- [Job]
Could you copy exactly the lines from the start of the records through the one containing "0.37, 0.37, 0.28]", both included, and leave out the pictures?

- [Supplied material]
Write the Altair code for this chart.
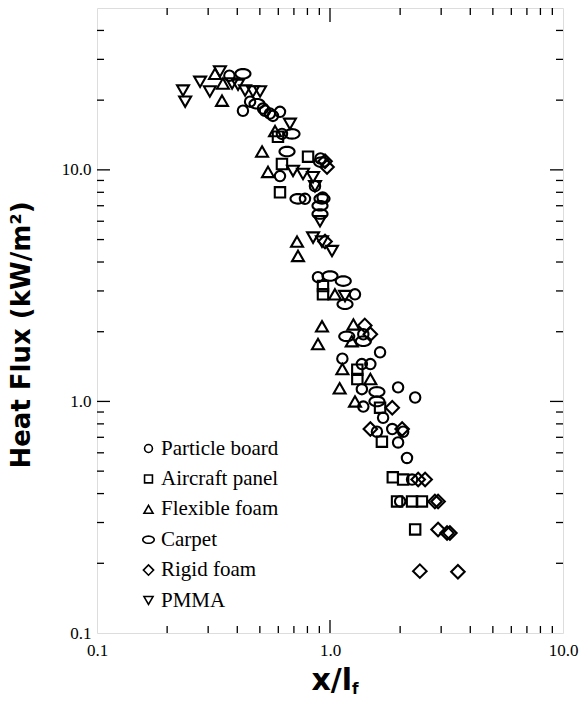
import altair as alt
import pandas as pd
import numpy as np

series_order = ["Particle board", "Aircraft panel", "Flexible foam", "Carpet", "Rigid foam", "PMMA"]

pb_x = [0.37, 0.454, 0.423, 0.516, 0.526, 0.552, 0.569, 0.61, 0.622, 0.61, 0.91, 0.862, 0.781, 0.93, 0.888,
        1.28, 1.39, 1.64, 1.13, 1.37, 1.49, 1.37, 1.96, 2.32, 1.39, 1.69, 1.59, 1.85, 2.06, 1.96, 2.14, 2.25, 2.0]
pb_y = [25.5, 19.7, 18.0, 18.4, 18.0, 17.5, 17.1, 17.8, 14.3, 9.4, 11.2, 8.5, 7.5, 7.6, 3.44,
        2.9, 1.95, 1.63, 1.53, 1.45, 1.45, 1.13, 1.15, 1.04, 0.95, 0.85, 0.74, 0.76, 0.74, 0.665, 0.57, 0.46, 0.37]

ap_x = [0.598, 0.622, 0.805, 0.61, 0.933, 0.933, 1.31, 1.31, 1.64, 1.67, 1.86, 2.06, 1.94, 2.25, 2.48, 2.32]
ap_y = [13.9, 10.6, 11.4, 8.0, 3.15, 2.9, 1.25, 1.37, 0.94, 0.67, 0.47, 0.46, 0.37, 0.37, 0.37, 0.28]

ff_x = [0.321, 0.344, 0.347, 0.581, 0.511, 0.542, 0.722, 0.729, 1.05, 0.924, 0.888, 1.26, 1.24, 1.13, 1.10, 1.49, 1.28]
ff_y = [26.0, 19.9, 23.6, 14.7, 12.0, 9.8, 4.9, 4.25, 2.9, 2.11, 1.77, 2.15, 1.82, 1.38, 1.14, 1.25, 1.0]

cp_x = [0.423, 0.486, 0.687, 0.654, 0.924, 0.729, 0.906, 0.906, 1.0, 1.14, 1.16, 1.18, 1.39, 1.59, 1.59, 0.92]
cp_y = [26.0, 19.3, 14.3, 12.0, 7.5, 7.5, 7.0, 6.45, 3.48, 3.31, 2.63, 1.91, 1.82, 1.10, 1.0, 10.8]

rf_x = [0.952, 0.971, 0.952, 1.41, 1.49, 1.85, 1.49, 2.04, 2.39, 2.56, 2.82, 2.91, 2.91, 3.18, 3.27, 2.43, 3.54]
rf_y = [10.9, 10.3, 4.9, 2.13, 1.95, 0.94, 0.76, 0.76, 0.46, 0.46, 0.37, 0.37, 0.28, 0.27, 0.27, 0.185, 0.184]

pm_x = [0.234, 0.239, 0.277, 0.305, 0.337, 0.38, 0.403, 0.432, 0.467, 0.501, 0.673, 0.694, 0.766, 0.846,
        0.862, 0.906, 0.846, 0.924, 1.02, 1.16]
pm_y = [22.0, 19.7, 24.0, 21.8, 26.6, 23.6, 23.3, 22.0, 21.8, 21.8, 15.8, 9.9, 9.6, 9.3,
        8.5, 6.0, 5.1, 4.9, 4.46, 2.85]

x_tick_labels = [0.1, 1.0, 10.0]
y_tick_labels = [0.1, 1.0, 10.0]
x_major_ticks = [1.0]
x_minor_ticks = [0.2, 0.3, 0.4, 0.5, 0.6, 0.7, 0.8, 0.9, 2, 3, 4, 5, 6, 7, 8, 9]
y_major_ticks = [1.0, 10.0]
y_minor_ticks = [0.2, 0.3, 0.4, 0.5, 0.6, 0.7, 0.8, 0.9, 2, 3, 4, 5, 6, 7, 8, 9, 20, 30, 40]

W, H = 466, 625
SERIF = "Liberation Serif, Times New Roman, Times, serif"

series_data = [(pb_x, pb_y), (ap_x, ap_y), (ff_x, ff_y), (cp_x, cp_y), (rf_x, rf_y), (pm_x, pm_y)]
rows = []
for name, (xs_, ys_) in zip(series_order, series_data):
    for a, b in zip(xs_, ys_):
        rows.append({"series": name, "x": a, "y": b})
df = pd.DataFrame(rows)

t = np.linspace(0, 2 * np.pi, 29)[:-1]
ellipse = "M " + " L ".join(f"{1.45 * np.cos(a):.3f} {0.92 * np.sin(a):.3f}" for a in t) + " Z"
tri_up = "M 0 -1.0 L 1.15 1.0 L -1.15 1.0 Z"
tri_down = "M -1.15 -1.0 L 1.15 -1.0 L 0 1.0 Z"
diamond = "M -1.3 0 L 0 -1.3 L 1.3 0 L 0 1.3 Z"

shapes = ["circle", "square", tri_up, ellipse, diamond, tri_down]

xs = alt.Scale(type="log", domain=[0.1, 10], nice=False)
ys = alt.Scale(type="log", domain=[0.1, 50], nice=False)

xaxis = alt.Axis(values=x_tick_labels, format=".1f", title=None, ticks=False, domain=False, grid=False,
                 labelFont=SERIF, labelFontSize=17, labelColor="black", labelPadding=9,
                 labelFlush=False, labelOverlap=False)
yaxis = alt.Axis(values=y_tick_labels, format=".1f", title=None, ticks=False, domain=False, grid=False,
                 labelFont=SERIF, labelFontSize=17, labelColor="black", labelPadding=6,
                 labelFlush=False, labelOverlap=False)


def X(f):
    return alt.X(f, type="quantitative", scale=xs, axis=xaxis)


def Y(f):
    return alt.Y(f, type="quantitative", scale=ys, axis=yaxis)


points = alt.Chart(df).mark_point(filled=False, strokeWidth=2.1, opacity=1, color="black", size=108).encode(
    x=X("x"),
    y=Y("y"),
    shape=alt.Shape("series:N", scale=alt.Scale(domain=series_order, range=shapes),
                    legend=alt.Legend(title=None, orient="none", legendX=41, legendY=430,
                                      labelFont=SERIF, labelFontSize=21, labelColor="black",
                                      symbolSize=62, symbolStrokeWidth=1.6, symbolStrokeColor="black",
                                      symbolFillColor="transparent",
                                      rowPadding=8.4, labelOffset=2, padding=0)),
)

dxmaj = pd.DataFrame({"v": x_major_ticks})
dxmin = pd.DataFrame({"v": x_minor_ticks})
dymaj = pd.DataFrame({"v": y_major_ticks})
dymin = pd.DataFrame({"v": y_minor_ticks})

rule = dict(color="black", strokeWidth=1.3)
tick_layers = [
    alt.Chart(dxmaj).mark_rule(**rule).encode(x=X("v"), y=alt.value(H), y2=alt.value(H - 13)),
    alt.Chart(dxmin).mark_rule(**rule).encode(x=X("v"), y=alt.value(H), y2=alt.value(H - 7)),
    alt.Chart(dxmaj).mark_rule(**rule).encode(x=X("v"), y=alt.value(0), y2=alt.value(14)),
    alt.Chart(dxmin).mark_rule(**rule).encode(x=X("v"), y=alt.value(0), y2=alt.value(7)),
    alt.Chart(dymaj).mark_rule(**rule).encode(y=Y("v"), x=alt.value(0), x2=alt.value(13)),
    alt.Chart(dymin).mark_rule(**rule).encode(y=Y("v"), x=alt.value(0), x2=alt.value(7)),
    alt.Chart(dymaj).mark_rule(**rule).encode(y=Y("v"), x=alt.value(W), x2=alt.value(W - 13)),
    alt.Chart(dymin).mark_rule(**rule).encode(y=Y("v"), x=alt.value(W), x2=alt.value(W - 7)),
]

ytitle = alt.Chart(pd.DataFrame({"t": ["Heat Flux (kW/m²)"]})).mark_text(
    angle=270, font="DejaVu Sans", fontWeight="bold", fontSize=26, color="black",
    align="center", baseline="middle").encode(text="t:N", x=alt.value(-75), y=alt.value(327))

xtitle = alt.Chart(pd.DataFrame({"t": ["x/l"]})).mark_text(
    font="DejaVu Sans", fontWeight="bold", fontSize=30, color="black",
    align="right", baseline="alphabetic").encode(text="t:N", x=alt.value(255), y=alt.value(682))

xsub = alt.Chart(pd.DataFrame({"t": ["f"]})).mark_text(
    font="DejaVu Sans", fontWeight="bold", fontSize=15, color="black",
    align="left", baseline="alphabetic").encode(text="t:N", x=alt.value(255), y=alt.value(686))

chart = alt.layer(points, *tick_layers, ytitle, xtitle, xsub).properties(
    width=W, height=H,
    autosize=alt.AutoSizeParams(type="none"),
    padding={"left": 97, "top": 8, "right": 20, "bottom": 69},
).configure_view(stroke="black", strokeWidth=1.6).configure_axis(
    labelFont=SERIF, labelFontSize=17
).configure(background="white")

chart.save("out.html", embed_options={"renderer": "svg", "actions": False})
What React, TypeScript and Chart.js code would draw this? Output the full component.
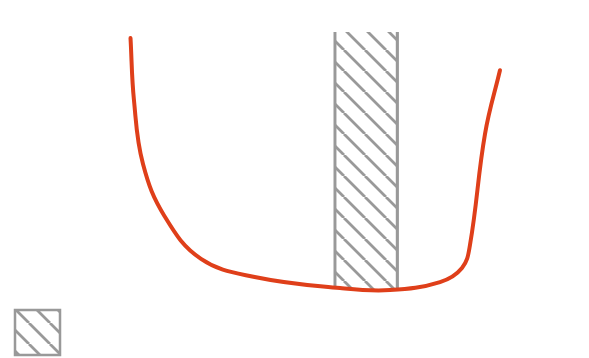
import React, { useEffect, useRef } from "react";
import { Chart, registerables } from "chart.js";

Chart.register(...registerables);

// Curve samples (x position, value)
const curveX = [21.38, 21.99, 23.56, 27.35, 33.68, 43.05, 57.94, 66.67, 75.39, 79.23, 80.63, 83.25, 85.86];
const curveY = [97.65, 73.33, 48.63, 28.24, 11.76, 4.71, 0.39, -0.39, 2.75, 8.24, 17.25, 60.39, 85.1];

// Hatched band
const bandX = [62.5];
const bandY = [100];

const LINE_COLOR = "#DF3F1A";
const HATCH_COLOR = "#999999";

function makePattern(): CanvasPattern | string {
  const s = 21;
  const c = document.createElement("canvas");
  c.width = s;
  c.height = s;
  const ctx = c.getContext("2d");
  if (!ctx) return HATCH_COLOR;
  ctx.strokeStyle = HATCH_COLOR;
  ctx.lineWidth = 2.8;
  ctx.beginPath();
  for (const k of [-s, 0, s]) {
    ctx.moveTo(k, 0);
    ctx.lineTo(k + s, s);
  }
  ctx.stroke();
  return ctx.createPattern(c, "repeat") || HATCH_COLOR;
}

export default function App() {
  const ref = useRef<HTMLCanvasElement | null>(null);
  useEffect(() => {
    if (!ref.current) return;
    const pattern = makePattern();
    const chart = new Chart(ref.current, {
      type: "bar",
      data: {
        datasets: [
          {
            type: "line",
            label: "curve",
            data: curveX.map((x, i) => ({ x, y: curveY[i] })),
            borderColor: LINE_COLOR,
            borderWidth: 4,
            borderCapStyle: "round",
            borderJoinStyle: "round",
            pointRadius: 0,
            tension: 0.4,
            fill: false,
            order: 0,
          } as any,
          {
            type: "bar",
            label: "",
            data: bandX.map((x, i) => ({ x, y: bandY[i] })),
            backgroundColor: pattern as any,
            borderColor: HATCH_COLOR,
            borderWidth: { left: 2.5, right: 2.5, top: 0, bottom: 0 } as any,
            barThickness: 65,
            order: 1,
          } as any,
        ],
      },
      options: {
        animation: false,
        responsive: true,
        maintainAspectRatio: false,
        layout: { padding: { top: 24, left: 0, right: 0, bottom: 0 } },
        scales: {
          x: { type: "linear", min: 0, max: 100, display: false, offset: false },
          y: { type: "linear", min: -5.4, max: 100, display: false },
        },
        plugins: {
          tooltip: { enabled: false },
          legend: {
            position: "bottom",
            align: "start",
            labels: {
              boxWidth: 45,
              boxHeight: 45,
              padding: 7,
              generateLabels: () => [
                {
                  text: "",
                  fillStyle: pattern as any,
                  strokeStyle: HATCH_COLOR,
                  lineWidth: 2.5,
                  hidden: false,
                  datasetIndex: 1,
                } as any,
              ],
            },
          },
        },
      },
    });
    return () => chart.destroy();
  }, []);
  return (
    <div style={{ position: "relative", height: 357 }}>
      <canvas ref={ref} />
    </div>
  );
}
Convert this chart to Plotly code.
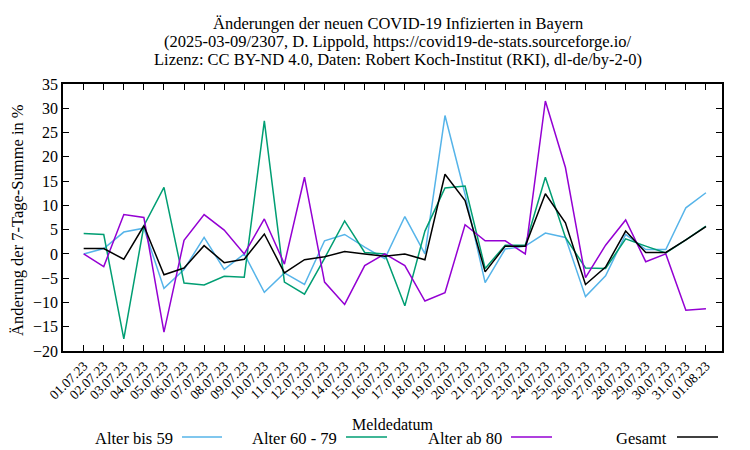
import plotly.graph_objects as go

dates = ["01.07.23", "02.07.23", "03.07.23", "04.07.23", "05.07.23", "06.07.23", "07.07.23", "08.07.23",
         "09.07.23", "10.07.23", "11.07.23", "12.07.23", "13.07.23", "14.07.23", "15.07.23", "16.07.23",
         "17.07.23", "18.07.23", "19.07.23", "20.07.23", "21.07.23", "22.07.23", "23.07.23", "24.07.23",
         "25.07.23", "26.07.23", "27.07.23", "28.07.23", "29.07.23", "30.07.23", "31.07.23", "01.08.23"]

alter_bis_59 = [0, 1.1, 4.5, 5.3, -7.1, -3.2, 3.4, -3.2, 0, -7.9, -3.9, -6.3, 2.7, 4.0, 1.4, -1.0,
                7.7, 0, 28.5, 12.3, -5.9, 1.0, 1.6, 4.3, 3.4, -8.8, -4.5, 4.0, 0.9, 0.9, 9.5, 12.6]
alter_60_79 = [4.2, 4.0, -17.5, 5.8, 13.7, -6.0, -6.4, -4.6, -4.8, 27.4, -5.8, -8.3, -0.9, 6.8, 0.3, 0,
               -10.7, 4.7, 13.6, 14.0, -3.0, 1.8, 1.8, 15.8, 3.4, -2.9, -3.0, 3.1, 1.6, 0.2, 2.9, 5.7]
alter_ab_80 = [0, -2.6, 8.1, 7.5, -16.1, 2.8, 8.1, 4.9, 0, 7.2, -2.1, 15.8, -5.8, -10.4, -2.4, 0,
               -2.4, -9.7, -8.0, 6.0, 2.7, 2.7, 0, 31.5, 17.8, -4.9, 1.8, 7.0, -1.6, 0, -11.6, -11.3]
gesamt = [1.1, 1.1, -1.1, 5.8, -4.3, -2.9, 1.7, -1.8, -1.1, 4.1, -3.9, -1.2, -0.6, 0.5, 0, -0.5,
          0, -1.2, 16.4, 11.0, -3.7, 1.6, 1.6, 12.4, 6.4, -6.3, -2.7, 4.7, 0.3, 0.3, 2.9, 5.6]

series_names = ["Alter bis 59", "Alter 60 - 79", "Alter ab 80", "Gesamt"]
series_values = [alter_bis_59, alter_60_79, alter_ab_80, gesamt]
series_colors = ["#56b4e9", "#009e73", "#9400d3", "#000000"]

title_lines = [
    "Änderungen der neuen COVID-19 Infizierten in Bayern",
    "(2025-03-09/2307, D. Lippold, https://covid19-de-stats.sourceforge.io/",
    "Lizenz: CC BY-ND 4.0, Daten: Robert Koch-Institut (RKI), dl-de/by-2-0)",
]

y_ticks = [35, 30, 25, 20, 15, 10, 5, 0, -5, -10, -15, -20]

W, H = 750, 450
L, R, T, B = 63, 722, 84, 351
FONT = "Liberation Serif, Times New Roman, serif"


def px(x):
    return (x - L) / (R - L)


def py(y):
    return (B - y) / (B - T)


idx = list(range(len(dates)))

fig = go.Figure()
for name, vals, col in zip(series_names, series_values, series_colors):
    fig.add_trace(go.Scatter(x=idx, y=vals, mode="lines", name=name,
                             line=dict(color=col, width=1.5), showlegend=False))

fig.update_layout(
    width=W, height=H,
    margin=dict(l=L, r=W - R, t=T, b=H - B),
    paper_bgcolor="white", plot_bgcolor="white",
    font=dict(family=FONT, size=16, color="black"),
)
fig.update_xaxes(
    range=[-1.03, 31.8], tickmode="array", tickvals=idx, ticktext=dates,
    tickangle=-45, ticks="inside", ticklen=6, tickcolor="black", tickwidth=1,
    showline=True, linecolor="black", linewidth=1.5, mirror="ticks",
    showgrid=False, zeroline=False, tickfont=dict(size=13.5),
)
fig.update_yaxes(
    range=[-20, 35], tickmode="array", tickvals=y_ticks,
    ticks="inside", ticklen=6, tickcolor="black", tickwidth=1,
    showline=True, linecolor="black", linewidth=1.5, mirror="ticks",
    showgrid=False, zeroline=False, tickfont=dict(size=16),
)

annotations = []
for line, ypix in zip(title_lines, [23, 41, 59]):
    annotations.append(dict(text=line, x=px(398), y=py(ypix), xref="paper", yref="paper",
                            xanchor="center", yanchor="middle", showarrow=False,
                            font=dict(size=16.5)))
annotations += [
    dict(text="Änderung der 7-Tage-Summe in %", textangle=-90,
         x=px(17), y=py(220), xref="paper", yref="paper", xanchor="center", yanchor="middle",
         showarrow=False, font=dict(size=16.5)),
    dict(text="Meldedatum", x=px(392), y=py(424), xref="paper", yref="paper",
         xanchor="center", yanchor="middle", showarrow=False, font=dict(size=16)),
]

legend_text_end = [175, 339, 504, 669]
legend_line = [(182, 222), (346, 387), (511, 552), (677, 718)]
shapes = []
for name, col, tx, (x0, x1) in zip(series_names, series_colors, legend_text_end, legend_line):
    annotations.append(dict(text=name, x=px(tx), y=py(438), xref="paper", yref="paper",
                            xanchor="right", yanchor="middle", showarrow=False, font=dict(size=16.5)))
    shapes.append(dict(type="line", xref="paper", yref="paper", x0=px(x0), x1=px(x1),
                       y0=py(437), y1=py(437), line=dict(color=col, width=1.5)))

fig.update_layout(annotations=annotations, shapes=shapes)
fig.write_html("out.html", config={"displayModeBar": False},
               post_script="document.body.style.margin='0px';document.body.style.overflow='hidden';")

- [Solution to the exercise]
Write the Altair code for this chart.
import altair as alt
import pandas as pd
import numpy as np

series_order = ["Particle board", "Aircraft panel", "Flexible foam", "Carpet", "Rigid foam", "PMMA"]

pb_x = [0.37, 0.454, 0.423, 0.516, 0.526, 0.552, 0.569, 0.61, 0.622, 0.61, 0.91, 0.862, 0.781, 0.93, 0.888,
        1.28, 1.39, 1.64, 1.13, 1.37, 1.49, 1.37, 1.96, 2.32, 1.39, 1.69, 1.59, 1.85, 2.06, 1.96, 2.14, 2.25, 2.0]
pb_y = [25.5, 19.7, 18.0, 18.4, 18.0, 17.5, 17.1, 17.8, 14.3, 9.4, 11.2, 8.5, 7.5, 7.6, 3.44,
        2.9, 1.95, 1.63, 1.53, 1.45, 1.45, 1.13, 1.15, 1.04, 0.95, 0.85, 0.74, 0.76, 0.74, 0.665, 0.57, 0.46, 0.37]

ap_x = [0.598, 0.622, 0.805, 0.61, 0.933, 0.933, 1.31, 1.31, 1.64, 1.67, 1.86, 2.06, 1.94, 2.25, 2.48, 2.32]
ap_y = [13.9, 10.6, 11.4, 8.0, 3.15, 2.9, 1.25, 1.37, 0.94, 0.67, 0.47, 0.46, 0.37, 0.37, 0.37, 0.28]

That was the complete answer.